begin STORED DATA

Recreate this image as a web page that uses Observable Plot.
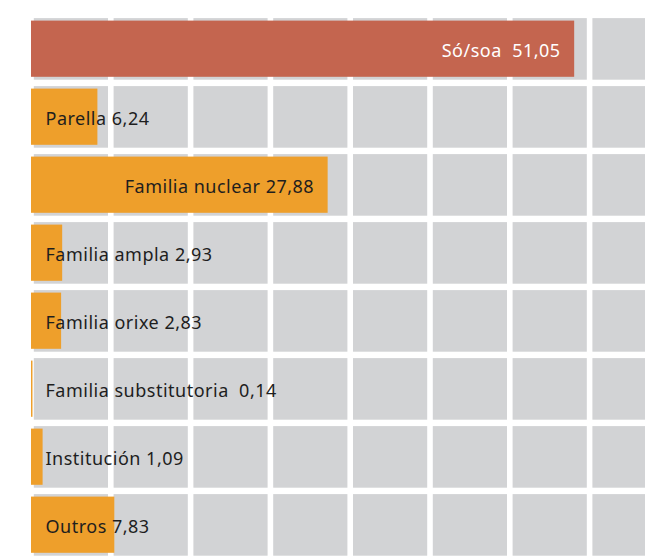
<!DOCTYPE html>
<html>
<head>
<meta charset="utf-8">
<script src="https://cdn.jsdelivr.net/npm/d3@7"></script>
<script src="https://cdn.jsdelivr.net/npm/@observablehq/plot@0.6"></script>
<style>
  html, body { margin: 0; padding: 0; background: #fff; overflow: hidden; }
  #chart svg { display: block; }
</style>
</head>
<body>
<div id="chart"></div>
<script>
const categories = ["Só/soa", "Parella", "Familia nuclear", "Familia ampla", "Familia orixe", "Familia substitutoria", "Institución", "Outros"];
const values = [51.05, 6.24, 27.88, 2.93, 2.83, 0.14, 1.09, 7.83];
const labelGaps = ["\u00a0 ", " ", " ", " ", " ", "\u00a0 ", " ", " "];
const gridTicks = [0, 7.5, 15, 22.5, 30, 37.5, 45, 52.5, 60];
const gridStep = 7.5;
const insideLabels = ["Só/soa", "Familia nuclear"];
const highlight = "Só/soa";

const data = categories.map((c, i) => ({
  category: c,
  value: values[i],
  label: c + labelGaps[i] + values[i].toFixed(2).replace(".", ","),
  inside: insideLabels.includes(c)
}));
const cells = categories.flatMap(c => gridTicks.map(t => ({category: c, x1: t, x2: t + gridStep})));

const font = "'Noto Sans', sans-serif";
const chart = Plot.plot({
  width: 645,
  height: 556,
  margin: 0,
  style: {fontFamily: font, background: "#fff"},
  x: {domain: [0, 60], range: [31, 669.4], axis: null},
  y: {domain: categories, range: [11.4, 563], padding: 0, axis: null},
  marks: [
    Plot.rect(cells, {x1: "x1", x2: "x2", y: "category", fill: "#d2d3d5", insetLeft: 2.8, insetRight: 2.8, insetTop: 3.1, insetBottom: 3.3}),
    Plot.barX(data, {x: "value", y: "category", fill: d => d.category === highlight ? "#c4654f" : "#ee9f2b", insetTop: 5.6, insetBottom: 6.2}),
    Plot.text(data.filter(d => d.inside), {x: "value", y: "category", text: "label", textAnchor: "end", dx: -14, dy: 1.5, fill: d => d.category === highlight ? "#ffffff" : "#1e1e1e", fontSize: 18, fontFamily: font}),
    Plot.text(data.filter(d => !d.inside), {x: 0, y: "category", text: "label", textAnchor: "start", dx: 14, dy: 1.5, fill: "#1e1e1e", fontSize: 18, fontFamily: font})
  ]
});
chart.querySelectorAll("text").forEach(t => t.setAttribute("letter-spacing", "0.5"));
document.getElementById("chart").append(chart);
</script>
</body>
</html>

end STORED DATA

§ SET EXERCISE
Except for the pictures, give all the material above again verbatim.

§ CORRECT RESPONSE
Recreate this image as a web page that uses Observable Plot.
<!DOCTYPE html>
<html>
<head>
<meta charset="utf-8">
<script src="https://cdn.jsdelivr.net/npm/d3@7"></script>
<script src="https://cdn.jsdelivr.net/npm/@observablehq/plot@0.6"></script>
<style>
  html, body { margin: 0; padding: 0; background: #fff; overflow: hidden; }
  #chart svg { display: block; }
</style>
</head>
<body>
<div id="chart"></div>
<script>
const categories = ["Só/soa", "Parella", "Familia nuclear", "Familia ampla", "Familia orixe", "Familia substitutoria", "Institución", "Outros"];
const values = [51.05, 6.24, 27.88, 2.93, 2.83, 0.14, 1.09, 7.83];
const labelGaps = ["\u00a0 ", " ", " ", " ", " ", "\u00a0 ", " ", " "];
const gridTicks = [0, 7.5, 15, 22.5, 30, 37.5, 45, 52.5, 60];
const gridStep = 7.5;
const insideLabels = ["Só/soa", "Familia nuclear"];
const highlight = "Só/soa";

const data = categories.map((c, i) => ({
  category: c,
  value: values[i],
  label: c + labelGaps[i] + values[i].toFixed(2).replace(".", ","),
  inside: insideLabels.includes(c)
}));
const cells = categories.flatMap(c => gridTicks.map(t => ({category: c, x1: t, x2: t + gridStep})));

const font = "'Noto Sans', sans-serif";
const chart = Plot.plot({
  width: 645,
  height: 556,
  margin: 0,
  style: {fontFamily: font, background: "#fff"},
  x: {domain: [0, 60], range: [31, 669.4], axis: null},
  y: {domain: categories, range: [11.4, 563], padding: 0, axis: null},
  marks: [
    Plot.rect(cells, {x1: "x1", x2: "x2", y: "category", fill: "#d2d3d5", insetLeft: 2.8, insetRight: 2.8, insetTop: 3.1, insetBottom: 3.3}),
    Plot.barX(data, {x: "value", y: "category", fill: d => d.category === highlight ? "#c4654f" : "#ee9f2b", insetTop: 5.6, insetBottom: 6.2}),
    Plot.text(data.filter(d => d.inside), {x: "value", y: "category", text: "label", textAnchor: "end", dx: -14, dy: 1.5, fill: d => d.category === highlight ? "#ffffff" : "#1e1e1e", fontSize: 18, fontFamily: font}),
    Plot.text(data.filter(d => !d.inside), {x: 0, y: "category", text: "label", textAnchor: "start", dx: 14, dy: 1.5, fill: "#1e1e1e", fontSize: 18, fontFamily: font})
  ]
});
chart.querySelectorAll("text").forEach(t => t.setAttribute("letter-spacing", "0.5"));
document.getElementById("chart").append(chart);
</script>
</body>
</html>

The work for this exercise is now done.